> **WORK TO BE COMPLETED**
Leave out the pictures and copy everything else below exactly.

> **INFORMATION SUPPLIED**
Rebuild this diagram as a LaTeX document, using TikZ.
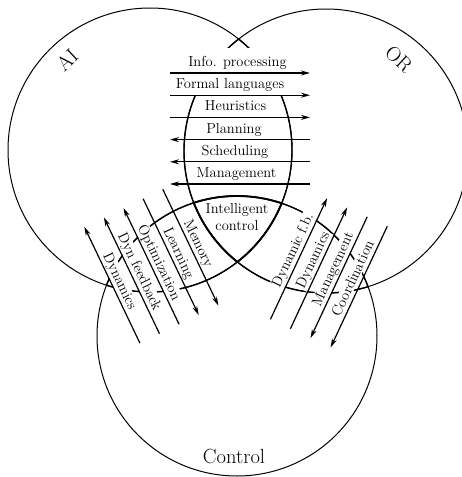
\documentclass[tikz,border=0pt]{standalone}
\usepackage{fontspec}
\usetikzlibrary{arrows.meta}
\begin{document}
\begin{tikzpicture}[x=1pt,y=-1pt,
  ring/.style={line width=1pt},
  inner ring/.style={line width=1.4pt},
  corebound/.style={line width=1.9pt},
  flow/.style={line width=1.2pt,-{Stealth[length=9pt,width=5pt]}},
  lbl/.style={font=\fontsize{14.5}{17}\selectfont, inner sep=1pt, anchor=base},
  masked/.style={fill=white},
  big/.style={font=\fontsize{20.5}{24}\selectfont, inner sep=0pt}
]
\useasboundingbox (0,0) rectangle (462,477);

% --- the three fields ---
\coordinate (ai) at (150,150);
\coordinate (or) at (326,151);
\coordinate (ct) at (237,336);
\draw[ring] (ai) circle[radius=142pt];
\draw[ring] (or) circle[radius=142pt];
\draw[ring] (ct) circle[radius=140pt];

% inner boundaries slightly heavier
\begin{scope}
  \clip (or) circle[radius=142pt] (ct) circle[radius=140pt];
  \draw[inner ring] (ai) circle[radius=142pt];
\end{scope}
\begin{scope}
  \clip (ai) circle[radius=142pt] (ct) circle[radius=140pt];
  \draw[inner ring] (or) circle[radius=142pt];
\end{scope}
\begin{scope}
  \clip (ai) circle[radius=142pt] (or) circle[radius=142pt];
  \draw[inner ring] (ct) circle[radius=140pt];
\end{scope}

% outline of the common region
\begin{scope}
  \clip (ai) circle[radius=142pt];
  \clip (or) circle[radius=142pt];
  \draw[corebound] (ct) circle[radius=140pt];
\end{scope}
\begin{scope}
  \clip (ai) circle[radius=142pt];
  \clip (ct) circle[radius=140pt];
  \draw[corebound] (or) circle[radius=142pt];
\end{scope}
\begin{scope}
  \clip (or) circle[radius=142pt];
  \clip (ct) circle[radius=140pt];
  \draw[corebound] (ai) circle[radius=142pt];
\end{scope}

% --- field names ---
\node[big, rotate=43] (nameAI) at (67,60) {AI};
\node[big, rotate=-43] (nameOR) at (399,59) {OR};
\node[big, anchor=base] (nameCtl) at (234,463) {Control};
\node[lbl, anchor=center, align=center] (core) at (237,217) {Intelligent\\control};

% --- horizontal flows between AI and OR ---
\node[lbl, masked, text height=16pt, text depth=3pt, inner ysep=3pt] (hInfo) at (237.5,66.5) {Info. processing};
\node[lbl, masked, text height=12pt, text depth=3pt, inner ysep=3pt] (hForm) at (230,88.7) {Formal languages};
\node[lbl] (hHeur) at (235.5,110.9) {Heuristics};
\node[lbl] (hPlan) at (234,133.1) {Planning};
\node[lbl] (hSched) at (235,155.3) {Scheduling};
\node[lbl] (hMgmt) at (236.5,177.5) {Management};

\coordinate (h1l) at (170,73);    \coordinate (h1r) at (310,73);
\coordinate (h2l) at (170,95.2);  \coordinate (h2r) at (310,95.2);
\coordinate (h3l) at (170,117.4); \coordinate (h3r) at (310,117.4);
\coordinate (h4l) at (170,139.6); \coordinate (h4r) at (310,139.6);
\coordinate (h5l) at (170,161.8); \coordinate (h5r) at (310,161.8);
\coordinate (h6l) at (170,184);   \coordinate (h6r) at (310,184);

% --- slanted flows between AI and Control ---
\node[lbl, masked, rotate=-64.5] (lDyn)  at (116.1,283.0) {Dynamics};
\node[lbl, masked, rotate=-64.5] (lFb)   at (135.8,273.7) {Dyn feedback};
\node[lbl, masked, rotate=-64.5] (lOpt)  at (155.4,264.3) {Optimization};
\node[lbl, masked, rotate=-64.5] (lLrn)  at (175.0,254.9) {Learning};
\node[lbl, masked, rotate=-64.5] (lMem)  at (194.6,245.5) {Memory};

\coordinate (aT) at (84.3,226.8);  \coordinate (aB) at (139.9,343.1);
\coordinate (bT) at (103.9,217.4); \coordinate (bB) at (159.5,333.7);
\coordinate (cT) at (123.5,208.0); \coordinate (cB) at (179.1,324.3);
\coordinate (dT) at (143.1,198.7); \coordinate (dB) at (198.7,315.0);
\coordinate (eT) at (162.8,189.3); \coordinate (eB) at (218.4,305.6);

% --- slanted flows between OR and Control ---
\node[lbl, masked, rotate=65] (rDfb)  at (296.7,252.2) {Dynamic f.b.};
\node[lbl, masked, rotate=65] (rDyn)  at (316.8,261.6) {Dynamics};
\node[lbl, masked, rotate=65] (rMgmt) at (336.9,271.0) {Management};
\node[lbl, masked, rotate=65] (rCoord) at (357.0,280.4) {Coordination};

\coordinate (r1B) at (270.4,319.4); \coordinate (r1T) at (327.1,198.1);
\coordinate (r2B) at (290.4,328.7); \coordinate (r2T) at (347.1,207.4);
\coordinate (r3B) at (310.5,338.1); \coordinate (r3T) at (367.2,216.8);
\coordinate (r4B) at (330.6,347.5); \coordinate (r4T) at (387.3,226.2);

% arrows
\draw[flow] (h1l) -- (h1r);
\draw[flow] (h2l) -- (h2r);
\draw[flow] (h3l) -- (h3r);
\draw[flow] (h4r) -- (h4l);
\draw[flow] (h5r) -- (h5l);
\draw[flow] (h6r) -- (h6l);

\draw[flow] (aB) -- (aT);
\draw[flow] (bB) -- (bT);
\draw[flow] (cB) -- (cT);
\draw[flow] (dT) -- (dB);
\draw[flow] (eT) -- (eB);

\draw[flow] (r1B) -- (r1T);
\draw[flow] (r2B) -- (r2T);
\draw[flow] (r3T) -- (r3B);
\draw[flow] (r4T) -- (r4B);
\end{tikzpicture}
\end{document}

> **SOLUTION**
Rebuild this diagram as a LaTeX document, using TikZ.
\documentclass[tikz,border=0pt]{standalone}
\usepackage{fontspec}
\usetikzlibrary{arrows.meta}
\begin{document}
\begin{tikzpicture}[x=1pt,y=-1pt,
  ring/.style={line width=1pt},
  inner ring/.style={line width=1.4pt},
  corebound/.style={line width=1.9pt},
  flow/.style={line width=1.2pt,-{Stealth[length=9pt,width=5pt]}},
  lbl/.style={font=\fontsize{14.5}{17}\selectfont, inner sep=1pt, anchor=base},
  masked/.style={fill=white},
  big/.style={font=\fontsize{20.5}{24}\selectfont, inner sep=0pt}
]
\useasboundingbox (0,0) rectangle (462,477);

% --- the three fields ---
\coordinate (ai) at (150,150);
\coordinate (or) at (326,151);
\coordinate (ct) at (237,336);
\draw[ring] (ai) circle[radius=142pt];
\draw[ring] (or) circle[radius=142pt];
\draw[ring] (ct) circle[radius=140pt];

% inner boundaries slightly heavier
\begin{scope}
  \clip (or) circle[radius=142pt] (ct) circle[radius=140pt];
  \draw[inner ring] (ai) circle[radius=142pt];
\end{scope}
\begin{scope}
  \clip (ai) circle[radius=142pt] (ct) circle[radius=140pt];
  \draw[inner ring] (or) circle[radius=142pt];
\end{scope}
\begin{scope}
  \clip (ai) circle[radius=142pt] (or) circle[radius=142pt];
  \draw[inner ring] (ct) circle[radius=140pt];
\end{scope}

% outline of the common region
\begin{scope}
  \clip (ai) circle[radius=142pt];
  \clip (or) circle[radius=142pt];
  \draw[corebound] (ct) circle[radius=140pt];
\end{scope}
\begin{scope}
  \clip (ai) circle[radius=142pt];
  \clip (ct) circle[radius=140pt];
  \draw[corebound] (or) circle[radius=142pt];
\end{scope}
\begin{scope}
  \clip (or) circle[radius=142pt];
  \clip (ct) circle[radius=140pt];
  \draw[corebound] (ai) circle[radius=142pt];
\end{scope}

% --- field names ---
\node[big, rotate=43] (nameAI) at (67,60) {AI};
\node[big, rotate=-43] (nameOR) at (399,59) {OR};
\node[big, anchor=base] (nameCtl) at (234,463) {Control};
\node[lbl, anchor=center, align=center] (core) at (237,217) {Intelligent\\control};

% --- horizontal flows between AI and OR ---
\node[lbl, masked, text height=16pt, text depth=3pt, inner ysep=3pt] (hInfo) at (237.5,66.5) {Info. processing};
\node[lbl, masked, text height=12pt, text depth=3pt, inner ysep=3pt] (hForm) at (230,88.7) {Formal languages};
\node[lbl] (hHeur) at (235.5,110.9) {Heuristics};
\node[lbl] (hPlan) at (234,133.1) {Planning};
\node[lbl] (hSched) at (235,155.3) {Scheduling};
\node[lbl] (hMgmt) at (236.5,177.5) {Management};

\coordinate (h1l) at (170,73);    \coordinate (h1r) at (310,73);
\coordinate (h2l) at (170,95.2);  \coordinate (h2r) at (310,95.2);
\coordinate (h3l) at (170,117.4); \coordinate (h3r) at (310,117.4);
\coordinate (h4l) at (170,139.6); \coordinate (h4r) at (310,139.6);
\coordinate (h5l) at (170,161.8); \coordinate (h5r) at (310,161.8);
\coordinate (h6l) at (170,184);   \coordinate (h6r) at (310,184);

% --- slanted flows between AI and Control ---
\node[lbl, masked, rotate=-64.5] (lDyn)  at (116.1,283.0) {Dynamics};
\node[lbl, masked, rotate=-64.5] (lFb)   at (135.8,273.7) {Dyn feedback};
\node[lbl, masked, rotate=-64.5] (lOpt)  at (155.4,264.3) {Optimization};
\node[lbl, masked, rotate=-64.5] (lLrn)  at (175.0,254.9) {Learning};
\node[lbl, masked, rotate=-64.5] (lMem)  at (194.6,245.5) {Memory};

\coordinate (aT) at (84.3,226.8);  \coordinate (aB) at (139.9,343.1);
\coordinate (bT) at (103.9,217.4); \coordinate (bB) at (159.5,333.7);
\coordinate (cT) at (123.5,208.0); \coordinate (cB) at (179.1,324.3);
\coordinate (dT) at (143.1,198.7); \coordinate (dB) at (198.7,315.0);
\coordinate (eT) at (162.8,189.3); \coordinate (eB) at (218.4,305.6);

% --- slanted flows between OR and Control ---
\node[lbl, masked, rotate=65] (rDfb)  at (296.7,252.2) {Dynamic f.b.};
\node[lbl, masked, rotate=65] (rDyn)  at (316.8,261.6) {Dynamics};
\node[lbl, masked, rotate=65] (rMgmt) at (336.9,271.0) {Management};
\node[lbl, masked, rotate=65] (rCoord) at (357.0,280.4) {Coordination};

\coordinate (r1B) at (270.4,319.4); \coordinate (r1T) at (327.1,198.1);
\coordinate (r2B) at (290.4,328.7); \coordinate (r2T) at (347.1,207.4);
\coordinate (r3B) at (310.5,338.1); \coordinate (r3T) at (367.2,216.8);
\coordinate (r4B) at (330.6,347.5); \coordinate (r4T) at (387.3,226.2);

% arrows
\draw[flow] (h1l) -- (h1r);
\draw[flow] (h2l) -- (h2r);
\draw[flow] (h3l) -- (h3r);
\draw[flow] (h4r) -- (h4l);
\draw[flow] (h5r) -- (h5l);
\draw[flow] (h6r) -- (h6l);

\draw[flow] (aB) -- (aT);
\draw[flow] (bB) -- (bT);
\draw[flow] (cB) -- (cT);
\draw[flow] (dT) -- (dB);
\draw[flow] (eT) -- (eB);

\draw[flow] (r1B) -- (r1T);
\draw[flow] (r2B) -- (r2T);
\draw[flow] (r3T) -- (r3B);
\draw[flow] (r4T) -- (r4B);
\end{tikzpicture}
\end{document}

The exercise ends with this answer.